Task objective: Give the material once more, word for word, without any images.

Data segment:
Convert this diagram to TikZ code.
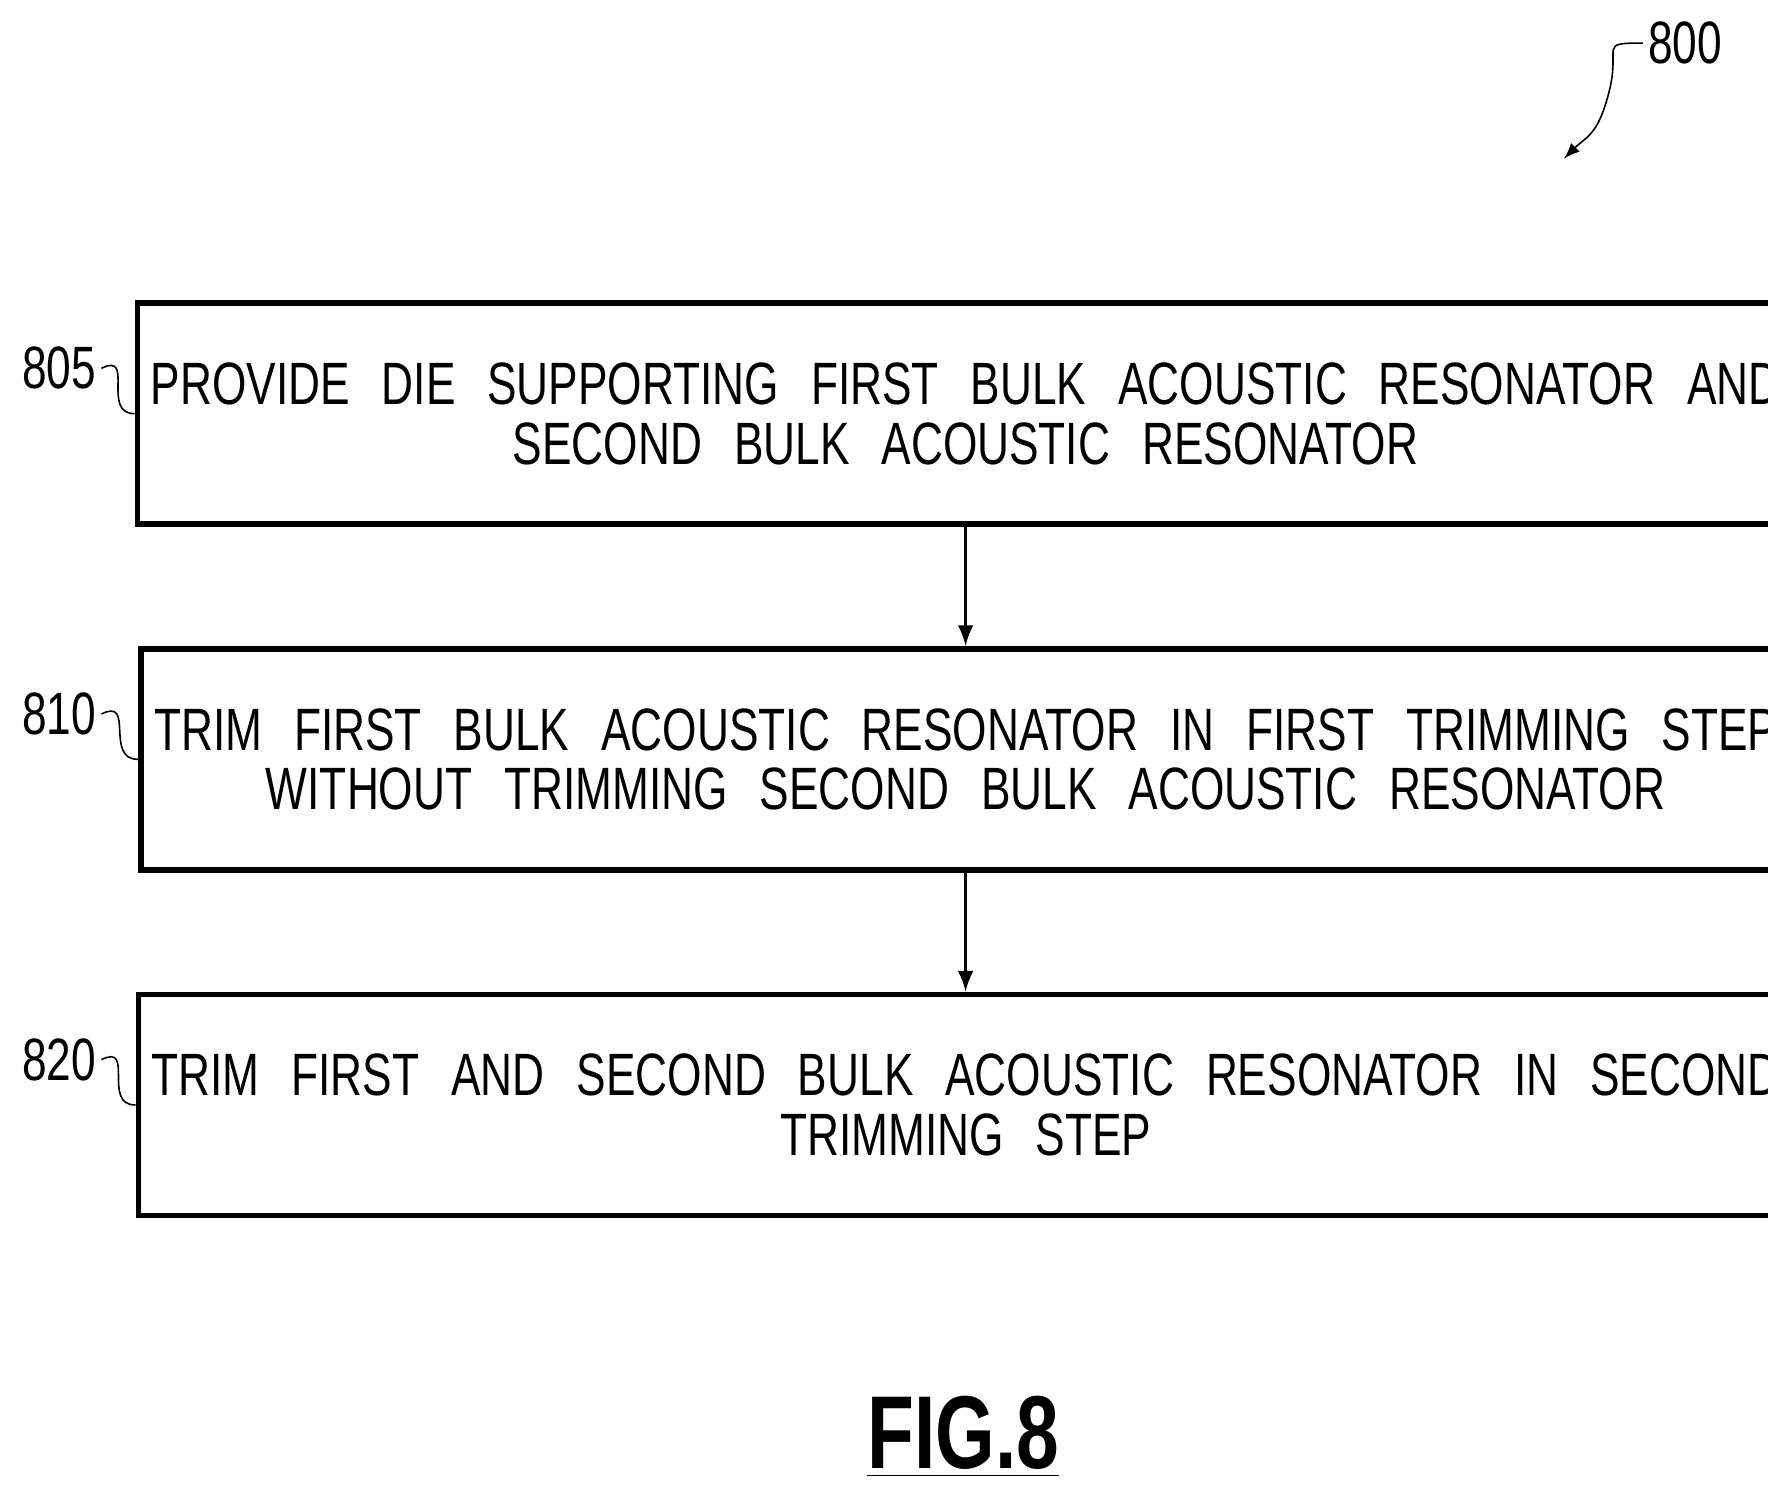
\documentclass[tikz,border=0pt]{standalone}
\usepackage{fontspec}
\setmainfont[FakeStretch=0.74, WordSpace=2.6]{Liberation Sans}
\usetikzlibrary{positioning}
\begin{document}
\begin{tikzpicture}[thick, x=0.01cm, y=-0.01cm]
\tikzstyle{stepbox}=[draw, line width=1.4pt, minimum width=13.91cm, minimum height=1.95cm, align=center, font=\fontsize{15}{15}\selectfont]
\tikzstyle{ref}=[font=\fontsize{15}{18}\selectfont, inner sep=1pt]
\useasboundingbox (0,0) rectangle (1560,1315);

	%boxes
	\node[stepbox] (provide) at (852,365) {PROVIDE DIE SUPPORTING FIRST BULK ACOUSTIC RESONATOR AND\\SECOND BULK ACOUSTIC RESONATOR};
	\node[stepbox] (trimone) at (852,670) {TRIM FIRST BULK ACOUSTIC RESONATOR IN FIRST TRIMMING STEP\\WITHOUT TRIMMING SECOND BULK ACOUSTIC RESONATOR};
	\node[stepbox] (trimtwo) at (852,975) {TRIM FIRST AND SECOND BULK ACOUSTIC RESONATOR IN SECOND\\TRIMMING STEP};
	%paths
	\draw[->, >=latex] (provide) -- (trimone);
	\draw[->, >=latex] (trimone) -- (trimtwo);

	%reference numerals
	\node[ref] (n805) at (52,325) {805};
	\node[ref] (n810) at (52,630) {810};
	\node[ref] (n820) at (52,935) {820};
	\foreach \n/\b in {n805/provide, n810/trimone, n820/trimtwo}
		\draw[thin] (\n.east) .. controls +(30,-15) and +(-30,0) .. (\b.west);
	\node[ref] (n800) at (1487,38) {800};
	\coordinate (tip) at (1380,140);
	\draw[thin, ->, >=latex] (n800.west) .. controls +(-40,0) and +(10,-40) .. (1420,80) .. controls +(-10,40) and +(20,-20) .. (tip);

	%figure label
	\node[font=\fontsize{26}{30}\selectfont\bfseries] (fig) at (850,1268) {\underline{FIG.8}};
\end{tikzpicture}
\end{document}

Output of the task:
Convert this diagram to TikZ code.
\documentclass[tikz,border=0pt]{standalone}
\usepackage{fontspec}
\setmainfont[FakeStretch=0.74, WordSpace=2.6]{Liberation Sans}
\usetikzlibrary{positioning}
\begin{document}
\begin{tikzpicture}[thick, x=0.01cm, y=-0.01cm]
\tikzstyle{stepbox}=[draw, line width=1.4pt, minimum width=13.91cm, minimum height=1.95cm, align=center, font=\fontsize{15}{15}\selectfont]
\tikzstyle{ref}=[font=\fontsize{15}{18}\selectfont, inner sep=1pt]
\useasboundingbox (0,0) rectangle (1560,1315);

	%boxes
	\node[stepbox] (provide) at (852,365) {PROVIDE DIE SUPPORTING FIRST BULK ACOUSTIC RESONATOR AND\\SECOND BULK ACOUSTIC RESONATOR};
	\node[stepbox] (trimone) at (852,670) {TRIM FIRST BULK ACOUSTIC RESONATOR IN FIRST TRIMMING STEP\\WITHOUT TRIMMING SECOND BULK ACOUSTIC RESONATOR};
	\node[stepbox] (trimtwo) at (852,975) {TRIM FIRST AND SECOND BULK ACOUSTIC RESONATOR IN SECOND\\TRIMMING STEP};
	%paths
	\draw[->, >=latex] (provide) -- (trimone);
	\draw[->, >=latex] (trimone) -- (trimtwo);

	%reference numerals
	\node[ref] (n805) at (52,325) {805};
	\node[ref] (n810) at (52,630) {810};
	\node[ref] (n820) at (52,935) {820};
	\foreach \n/\b in {n805/provide, n810/trimone, n820/trimtwo}
		\draw[thin] (\n.east) .. controls +(30,-15) and +(-30,0) .. (\b.west);
	\node[ref] (n800) at (1487,38) {800};
	\coordinate (tip) at (1380,140);
	\draw[thin, ->, >=latex] (n800.west) .. controls +(-40,0) and +(10,-40) .. (1420,80) .. controls +(-10,40) and +(20,-20) .. (tip);

	%figure label
	\node[font=\fontsize{26}{30}\selectfont\bfseries] (fig) at (850,1268) {\underline{FIG.8}};
\end{tikzpicture}
\end{document}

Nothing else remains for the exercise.